Carry Nation’s visit to Kansas in early 1901 was marked by the anti-saloon forays (with her trademark hatchet) for which she is chiefly remembered. When finished in Kansas, Mrs. Nation and her entourage traveled north by train to Council Bluffs on their way to Des Moines. Excited rumors that she planned to descend on the saloons of Omaha appeared in the Nebraska press. The Omaha Daily News on February 9, 1901, reported her brief stay in Council Bluffs and her decision to sidestep Omaha.
“Mrs. Carrie [sic] Nation, the ‘Kansas Cyclone,’ whose coming to other cities is heralded by flaming posters and who is met at the depot by enthusiastic reception committees armed with hatchets, arrived unannounced at the union transfer in Council Bluffs at 5:50 this morning on her way from Kansas City to Des Moines. Two hours later she and her party took the train for the Iowa capital. No one met her except the night force of depot employees, whose welcome was greatly modified by the vigilant watch which they deemed necessary to keep on her and the saloon across the way. . . .
“When Mrs. Nation hopped from the train at the Council Bluffs depot, she was evidently bearing a flag of peace for she was not attired in her ‘raiding’ dress, an old black gown, with little rents and ugly liquor spots on it. She was dressed in a costume that was not particularly new or fashionable. ‘But I’ve got that other dress with me, and I may have to put it on before I get through with this trip,’ she declared, with a laugh that shook her all over. ‘I do not intend to smash any joints on this trip, although I will not go out of my way [to] avoid one.'”

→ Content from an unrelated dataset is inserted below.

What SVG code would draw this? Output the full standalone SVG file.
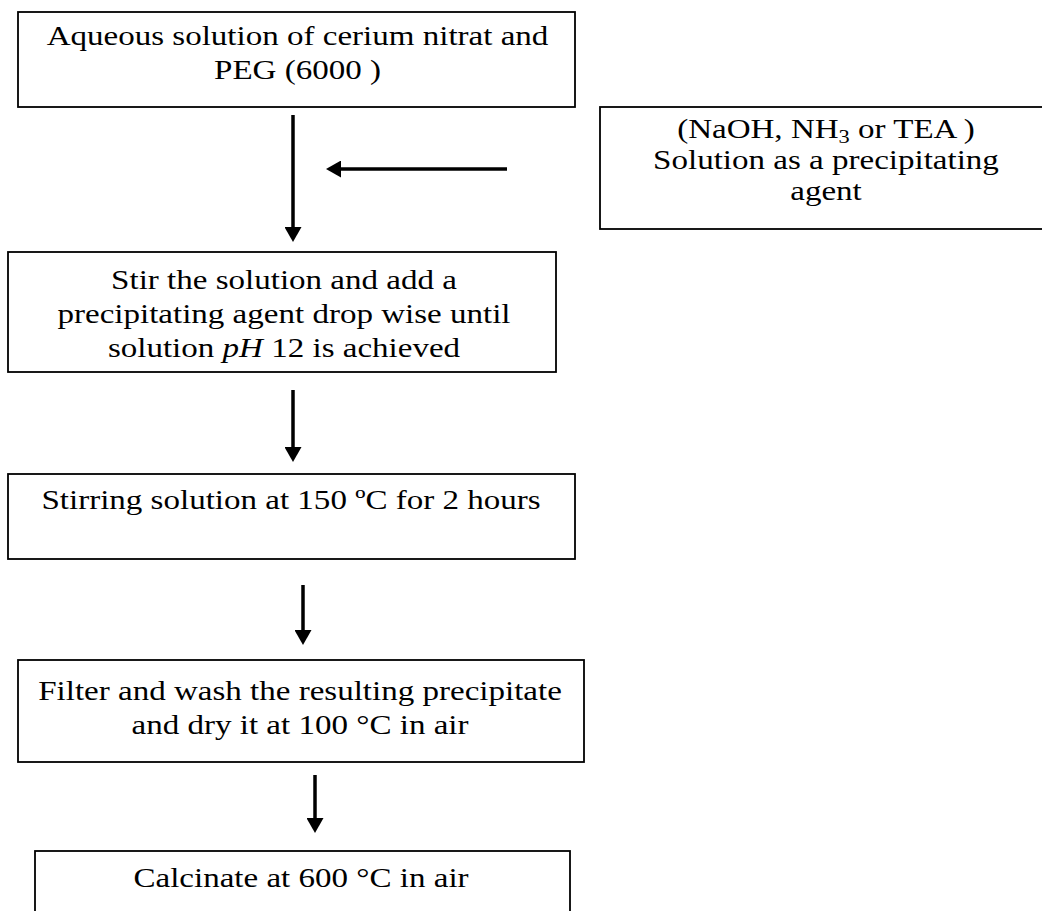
<svg xmlns="http://www.w3.org/2000/svg" width="1042" height="911" viewBox="0 0 1042 911">
<style>
.box{fill:#fff;stroke:#000;stroke-width:1.8}
.t{font-family:"Liberation Serif","Times New Roman",serif;font-size:28px;fill:#000;text-anchor:middle}
.c{stroke:#000;stroke-width:3.5;fill:none}
</style>
<defs>
<marker id="ah" viewBox="0 0 15 17" refX="1" refY="8.5" markerWidth="15" markerHeight="17" markerUnits="userSpaceOnUse" orient="auto">
<path d="M0,0 L15,8.5 L0,17 z" fill="#000"/>
</marker>
</defs>
<rect width="1042" height="911" fill="#fff"/>
<g id="connectors">
<line class="c" x1="293" y1="115" x2="293" y2="228" marker-end="url(#ah)"/>
<line class="c" x1="507" y1="169" x2="340" y2="169" marker-end="url(#ah)"/>
<line class="c" x1="293" y1="390" x2="293" y2="448" marker-end="url(#ah)"/>
<line class="c" x1="303" y1="585" x2="303" y2="631" marker-end="url(#ah)"/>
<line class="c" x1="315" y1="775" x2="315" y2="819" marker-end="url(#ah)"/>
</g>
<g id="n1">
<rect class="box" x="18" y="12" width="557" height="95"/>
<text class="t" transform="translate(297.5,45) scale(1.18,1)">Aqueous solution of cerium nitrat and</text>
<text class="t" transform="translate(297.5,79) scale(1.18,1)">PEG (6000 )</text>
</g>
<g id="n_agent">
<rect class="box" x="600" y="107" width="460" height="122"/>
<text class="t" transform="translate(826,138) scale(1.18,1)">(NaOH, NH<tspan font-size="19" dy="5">3</tspan><tspan dy="-5"> or TEA )</tspan></text>
<text class="t" transform="translate(826,169) scale(1.18,1)">Solution as a precipitating</text>
<text class="t" transform="translate(826,200) scale(1.18,1)">agent</text>
</g>
<g id="n2">
<rect class="box" x="8" y="252" width="548" height="120"/>
<text class="t" transform="translate(284,289) scale(1.18,1)">Stir the solution and add a</text>
<text class="t" transform="translate(284,323) scale(1.18,1)">precipitating agent drop wise until</text>
<text class="t" transform="translate(284,357) scale(1.18,1)">solution <tspan font-style="italic">pH</tspan> 12 is achieved</text>
</g>
<g id="n3">
<rect class="box" x="8" y="474" width="567" height="85"/>
<text class="t" transform="translate(291,509) scale(1.18,1)">Stirring solution at 150 ºC for 2 hours</text>
</g>
<g id="n4">
<rect class="box" x="18" y="660" width="566" height="102"/>
<text class="t" transform="translate(300,700) scale(1.18,1)">Filter and wash the resulting precipitate</text>
<text class="t" transform="translate(300,734) scale(1.18,1)">and dry it at 100 °C in air</text>
</g>
<g id="n5">
<rect class="box" x="35" y="851" width="535" height="80"/>
<text class="t" transform="translate(301,887) scale(1.18,1)">Calcinate at 600 °C in air</text>
</g>
</svg>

A separate article in the same issue of the Daily News quoted Judge Charles T. Dickinson of Omaha, who had just returned from Kansas: “‘The escapades of Mrs. Nation are the chief topic of conversation down there. . . . I have been told that she is coming to Chicago and Omaha to lecture. An attorney jokingly remarked, this morning, that the barkeepers were beginning to put armor on their saloon fixtures in anticipation of the call.'”
Mrs. Nation was asked at Council Bluffs whether she would go to Omaha, and she replied that she would not, implying that the necessity of keeping her lecture commitments prevented it.